WOW! Agree-and I just looked at the slippers!!


----------



## craftyfifi (Dec 3, 2012)

Thanks for this site...... have already downloaded a couple but need to get a coffee before I do some serious brousing!!


----------



## Georgia Chicken (Mar 23, 2011)

Never heard of it but thank you for posting it. It's a great site.


----------



## tricilicious (Aug 30, 2011)

Gosh! So many patterns.Great site. Bookmarked.
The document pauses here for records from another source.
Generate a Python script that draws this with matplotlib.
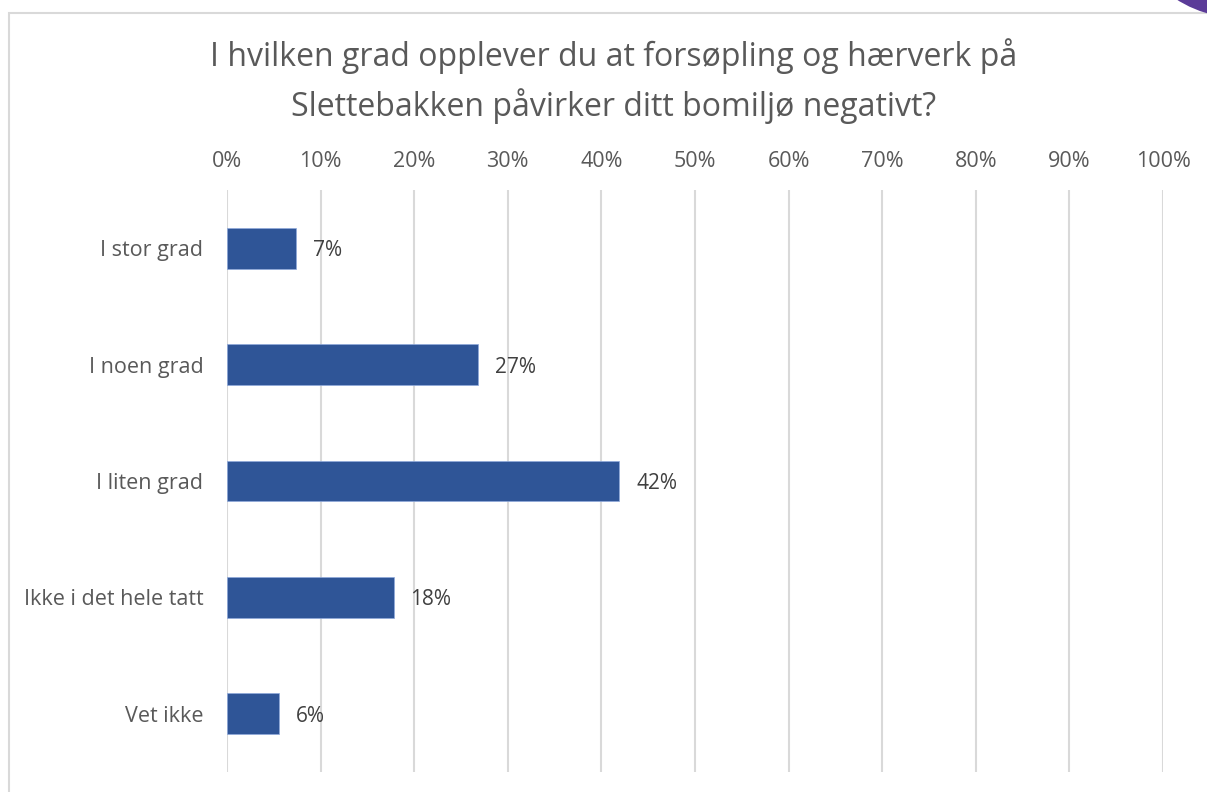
import numpy as np
import matplotlib.pyplot as plt
from matplotlib.patches import Rectangle, Ellipse

# data
categories = ['I stor grad', 'I noen grad', 'I liten grad', 'Ikke i det hele tatt', 'Vet ikke']
values = [7.4, 26.8, 41.9, 17.8, 5.6]
labels = ['7%', '27%', '42%', '18%', '6%']
xticks = list(range(0, 101, 10))
xtick_labels = [f'{t}%' for t in xticks]

plt.rcParams['font.family'] = ['Open Sans', 'DejaVu Sans']

W, H = 1207, 792
fig = plt.figure(figsize=(W / 100, H / 100), dpi=100)

# chart frame and the purple corner
frame = Rectangle((9 / W, -0.1), 1.2, (H - 13) / H + 0.1, transform=fig.transFigure,
                  facecolor='white', edgecolor='#d9d9d9', linewidth=1.5, zorder=-10)
fig.add_artist(frame)
corner = Ellipse((1240 / W, 1 + 100 / H), 236 / W, 236 / H, transform=fig.transFigure,
                 facecolor='#5b3b98', edgecolor='none', zorder=10)
fig.add_artist(corner)

ax = fig.add_axes([227 / W, 1 - 772 / H, (1163 - 227) / W, (772 - 190) / H])
ax.set_facecolor('none')

y = np.arange(len(categories))
ax.barh(y, values, height=0.35, color='#2f5597', edgecolor='#8faadc', linewidth=0.5, zorder=3)
for yi, v, lab in zip(y, values, labels):
    ax.text(v + 1.8, yi, lab, va='center_baseline', ha='left', fontsize=15, color='#404040')

ax.set_xlim(0, 100)
ax.set_ylim(len(categories) - 0.5, -0.5)
ax.set_xticks(xticks)
ax.set_xticklabels(xtick_labels)
ax.set_yticks(y)
ax.set_yticklabels(categories)
ax.xaxis.tick_top()
ax.tick_params(axis='x', length=0, pad=13, labelsize=15.5, labelcolor='#595959')
ax.tick_params(axis='y', length=0, pad=17, labelsize=15.5, labelcolor='#595959')
ax.grid(axis='x', color='#d9d9d9', linewidth=1.5, zorder=0)
for s in ax.spines.values():
    s.set_visible(False)

fig.text(614 / W, 1 - 81 / H, 'I hvilken grad opplever du at forsøpling og hærverk på\nSlettebakken påvirker ditt bomiljø negativt?',
         ha='center', va='center', fontsize=23, color='#595959', linespacing=1.5)

fig.savefig('out.png', dpi=100)
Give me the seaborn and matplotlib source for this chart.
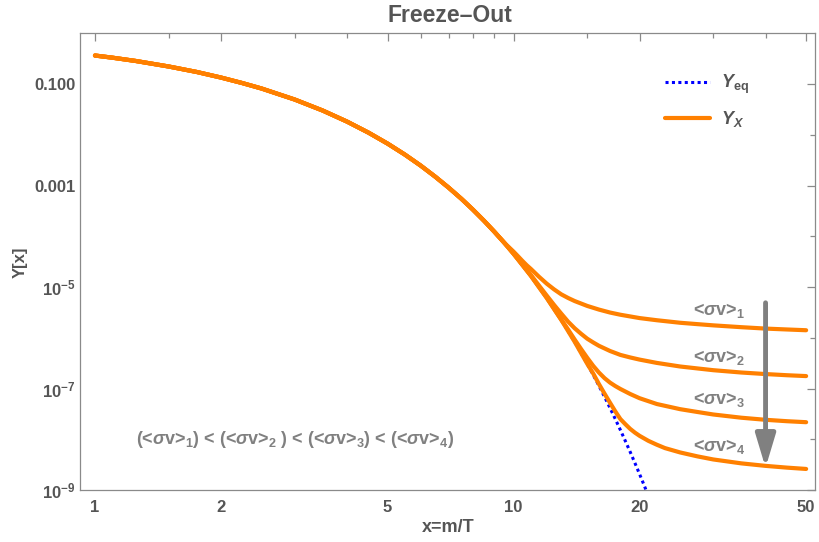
import numpy as np
import pandas as pd
import matplotlib
matplotlib.use("Agg")
import matplotlib.pyplot as plt
from matplotlib.lines import Line2D
from matplotlib.ticker import FixedLocator, FixedFormatter, NullFormatter
import seaborn as sns

# ---- data -------------------------------------------------------------
# equilibrium yield Y_eq(x)
x_eq = [1, 1.1, 1.25, 1.5, 1.75, 2, 2.25, 2.5, 3, 3.5, 4, 4.5, 5, 5.5, 6,
        6.5, 7, 7.5, 8, 8.5, 9, 9.5, 10, 11, 12, 13, 14, 15, 15.5, 16,
        16.5, 17, 17.5, 18, 18.5, 19, 19.5, 20, 20.5, 21]
y_eq = [0.367, 0.333, 0.287, 0.223, 0.174, 0.135, 0.105, 0.0821, 0.0498,
        0.0302, 0.0183, 0.0111, 6.74e-3, 4.09e-3, 2.48e-3, 1.50e-3, 9.1e-4,
        5.53e-4, 3.35e-4, 2.03e-4, 1.23e-4, 7.49e-5, 4.54e-5, 1.67e-5,
        6.14e-6, 2.26e-6, 8.3e-7, 3.06e-7, 1.86e-7, 1.13e-7, 6.83e-8,
        4.14e-8, 2.51e-8, 1.52e-8, 9.2e-9, 5.6e-9, 3.39e-9, 2.06e-9,
        1.25e-9, 7.6e-10]

# shared early part of every relic curve (still in equilibrium)
x_early = [1, 1.1, 1.25, 1.5, 1.75, 2, 2.25, 2.5, 3, 3.5, 4, 4.5, 5, 5.5,
           6, 6.5, 7, 7.5, 8, 8.5, 9, 9.5]
y_early = [0.367, 0.333, 0.287, 0.223, 0.174, 0.135, 0.105, 0.0821, 0.0498,
           0.0302, 0.0183, 0.0111, 6.74e-3, 4.09e-3, 2.48e-3, 1.50e-3,
           9.1e-4, 5.53e-4, 3.35e-4, 2.03e-4, 1.23e-4, 7.49e-5]

# freeze-out branches for <sigma v>_1 ... <sigma v>_4
x_b1 = [10, 10.25, 10.5, 10.75, 11, 11.5, 12, 12.5, 13, 13.5, 14, 15, 16,
        17, 18, 20, 22, 25, 27.5, 30, 35, 40, 45, 50]
y_b1 = [5.0e-5, 4.05e-5, 3.28e-5, 2.7e-5, 2.28e-5, 1.6e-5, 1.17e-5, 9.0e-6,
        7.2e-6, 6.1e-6, 5.3e-6, 4.25e-6, 3.6e-6, 3.15e-6, 2.85e-6, 2.45e-6,
        2.22e-6, 1.98e-6, 1.86e-6, 1.76e-6, 1.62e-6, 1.52e-6, 1.46e-6,
        1.41e-6]

x_b2 = [10, 10.5, 11, 11.5, 12, 12.5, 13, 13.5, 14, 14.5, 15, 15.5, 16,
        17, 18, 19, 20, 22, 25, 27.5, 30, 35, 40, 45, 50]
y_b2 = [4.56e-5, 2.8e-5, 1.73e-5, 1.074e-5, 6.82e-6, 4.44e-6, 3.0e-6,
        2.08e-6, 1.54e-6, 1.2e-6, 9.6e-7, 8.1e-7, 6.95e-7, 5.5e-7, 4.6e-7,
        4.1e-7, 3.72e-7, 3.2e-7, 2.72e-7, 2.49e-7, 2.3e-7, 2.07e-7,
        1.93e-7, 1.83e-7, 1.76e-7]

x_b3 = [10, 11, 12, 13, 13.5, 14, 14.5, 15, 15.5, 16, 16.5, 17, 17.5, 18,
        19, 20, 22, 25, 27.5, 30, 35, 40, 45, 50]
y_b3 = [4.54e-5, 1.67e-5, 6.15e-6, 2.28e-6, 1.458e-6, 9.2e-7, 6.0e-7,
        4.03e-7, 2.8e-7, 2.06e-7, 1.6e-7, 1.31e-7, 1.12e-7, 9.8e-8, 7.8e-8,
        6.45e-8, 4.95e-8, 3.92e-8, 3.45e-8, 3.08e-8, 2.66e-8, 2.42e-8,
        2.27e-8, 2.17e-8]

x_b4 = [10, 11, 12, 13, 14, 15, 15.5, 16, 16.5, 17, 17.5, 18, 18.5, 19,
        19.5, 20, 21, 22, 23, 25, 27.5, 30, 35, 40, 45, 50]
y_b4 = [4.54e-5, 1.67e-5, 6.14e-6, 2.26e-6, 8.32e-7, 3.07e-7, 1.977e-7,
        1.22e-7, 7.9e-8, 5.25e-8, 3.55e-8, 2.5e-8, 1.98e-8, 1.6e-8, 1.35e-8,
        1.17e-8, 9.3e-9, 7.8e-9, 6.7e-9, 5.5e-9, 4.6e-9, 4.0e-9, 3.35e-9,
        2.99e-9, 2.76e-9, 2.6e-9]

branch_names = ["<σv>1", "<σv>2", "<σv>3", "<σv>4"]
branch_labels = [r"<$\mathit{\sigma}$v>$_{1}$", r"<$\mathit{\sigma}$v>$_{2}$",
                 r"<$\mathit{\sigma}$v>$_{3}$", r"<$\mathit{\sigma}$v>$_{4}$"]
label_x = [31, 31, 31, 31]
label_y = [3.5e-6, 4.0e-7, 6.1e-8, 7.3e-9]

x_major = [1, 2, 5, 10, 20, 50]
x_major_labels = ["1", "2", "5", "10", "20", "50"]
x_minor = [1.5, 3, 4, 6, 7, 8, 9, 15, 30, 40]
y_major = [1e-9, 1e-7, 1e-5, 1e-3, 1e-1]
y_major_labels = [r"10$^{-9}$", r"10$^{-7}$", r"10$^{-5}$", "0.001", "0.100"]
y_minor = [1e-8, 1e-6, 1e-4, 1e-2]

# ---- style ------------------------------------------------------------
sns.set_theme(style="white")
plt.rcParams["font.family"] = ["Liberation Sans", "DejaVu Sans"]
plt.rcParams["mathtext.fontset"] = "custom"
plt.rcParams["mathtext.rm"] = "Liberation Sans:bold"
plt.rcParams["mathtext.bf"] = "Liberation Sans:bold"
plt.rcParams["mathtext.sf"] = "Liberation Sans:bold"
plt.rcParams["mathtext.it"] = "Liberation Sans:italic:bold"

ORANGE = "#ff8000"
TEXT = "#555555"
NOTE = "#808080"
FRAME = "#8a8a8a"

fig = plt.figure(figsize=(8.2, 5.42), dpi=100)
ax = fig.add_axes([80 / 820, 52 / 542, 735 / 820, 457 / 542])
ax.set_xscale("log")
ax.set_yscale("log")

# ---- curves -----------------------------------------------------------
frames = []
for name, bx, by in zip(branch_names, [x_b1, x_b2, x_b3, x_b4],
                        [y_b1, y_b2, y_b3, y_b4]):
    frames.append(pd.DataFrame({"x": x_early + bx, "Y": y_early + by,
                                "branch": name}))
relic = pd.concat(frames, ignore_index=True)
eq = pd.DataFrame({"x": x_eq, "Y": y_eq})

sns.lineplot(data=eq, x="x", y="Y", ax=ax, color="blue", lw=2.2,
             linestyle=(0, (1, 1.1)), estimator=None, zorder=2)
sns.lineplot(data=relic, x="x", y="Y", units="branch", estimator=None,
             sort=False, ax=ax, color=ORANGE, lw=3.0, zorder=3)

ax.set_xlim(0.921, 52.5)
ax.set_ylim(1e-9, 1.02)

# ---- ticks & frame ----------------------------------------------------
ax.xaxis.set_major_locator(FixedLocator(x_major))
ax.xaxis.set_major_formatter(FixedFormatter(x_major_labels))
ax.xaxis.set_minor_locator(FixedLocator(x_minor))
ax.xaxis.set_minor_formatter(NullFormatter())
ax.yaxis.set_major_locator(FixedLocator(y_major))
ax.yaxis.set_major_formatter(FixedFormatter(y_major_labels))
ax.yaxis.set_minor_locator(FixedLocator(y_minor))
ax.yaxis.set_minor_formatter(NullFormatter())

ax.tick_params(which="both", direction="in", top=True, right=True,
               color=FRAME, width=0.9)
ax.tick_params(which="major", length=5.5, labelsize=12, labelcolor=TEXT)
ax.tick_params(axis="y", which="major", pad=3)
ax.tick_params(axis="x", which="major", pad=7)
ax.tick_params(which="minor", length=3.5)
for lab in ax.get_xticklabels() + ax.get_yticklabels():
    lab.set_fontweight("bold")
for sp in ax.spines.values():
    sp.set_color(FRAME)
    sp.set_linewidth(0.9)

ax.set_xlabel("")
ax.set_ylabel("")
fig.text(450 / 820, 1 - 15 / 542, "Freeze–Out", ha="center", va="center",
         fontsize=16.5, fontweight="bold", color=TEXT)
fig.text(448 / 820, 1 - 528 / 542, "x=m/T", ha="center", va="center",
         fontsize=13, fontweight="bold", color=TEXT)
fig.text(20 / 820, 1 - 262 / 542, "Y[x]", ha="center", va="center",
         rotation=90, fontsize=12, fontweight="bold", color=TEXT)

# ---- annotations ------------------------------------------------------
for lx, ly, txt in zip(label_x, label_y, branch_labels):
    ax.text(lx, ly, txt, ha="center", va="center", fontsize=13,
            fontweight="bold", color=NOTE)
ax.text(3.0, 1.0e-8,
        r"(<$\mathit{\sigma}$v>$_{1}$) < (<$\mathit{\sigma}$v>$_{2}$ ) < "
        r"(<$\mathit{\sigma}$v>$_{3}$) < (<$\mathit{\sigma}$v>$_{4}$)",
        ha="center", va="center", fontsize=13, fontweight="bold",
        color=NOTE)
ax.annotate("", xy=(40, 2.75e-9), xytext=(40, 4.9e-6),
            arrowprops=dict(arrowstyle="-|>,head_length=2.0,head_width=0.6",
                            color=NOTE, lw=3.5, shrinkA=0, shrinkB=0,
                            mutation_scale=10))

# ---- legend -----------------------------------------------------------
handles = [Line2D([], [], color="blue", lw=2.2, linestyle=(0, (1, 1.1))),
           Line2D([], [], color=ORANGE, lw=3.0)]
labels = [r"$\mathit{Y}_{\mathrm{eq}}$", r"$\mathit{Y}_{\mathit{X}}$"]
ax.legend(handles, labels, loc="upper left",
          bbox_to_anchor=(649 / 820, 1 - 57 / 542),
          bbox_transform=fig.transFigure, frameon=False, fontsize=13,
          handlelength=2.5, handletextpad=0.6, labelspacing=0.72,
          labelcolor=TEXT)

fig.savefig("out.png", dpi=100)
Thanks for the link.


----------



## kerriwg (Oct 13, 2011)

Thank you!


----------



## imsobusy (Oct 16, 2013)

Thanks, I've bookmarked it.


----------



## luvnknit (Sep 25, 2012)

Thank you, dccjb!
This is a really interesting site.
Hugs,
Maureen


----------



## pmarch (Mar 18, 2012)

Thanks for sharing


----------



## Palenque1978 (Feb 16, 2011)

Thanks so much for this link.


----------



## Browniemom (Sep 24, 2012)

Thank you very much. have bookmarked & will enjoy looking at this in the future. Also will share it with my knitting group. :thumbup:


----------



## Catherine42 (Jul 3, 2013)

This one is new to me! Thanks so much for sharing it with us!


----------



## Medieval Reenactor (Sep 3, 2013)

Had not seen it before. Thank you so much for posting it.


----------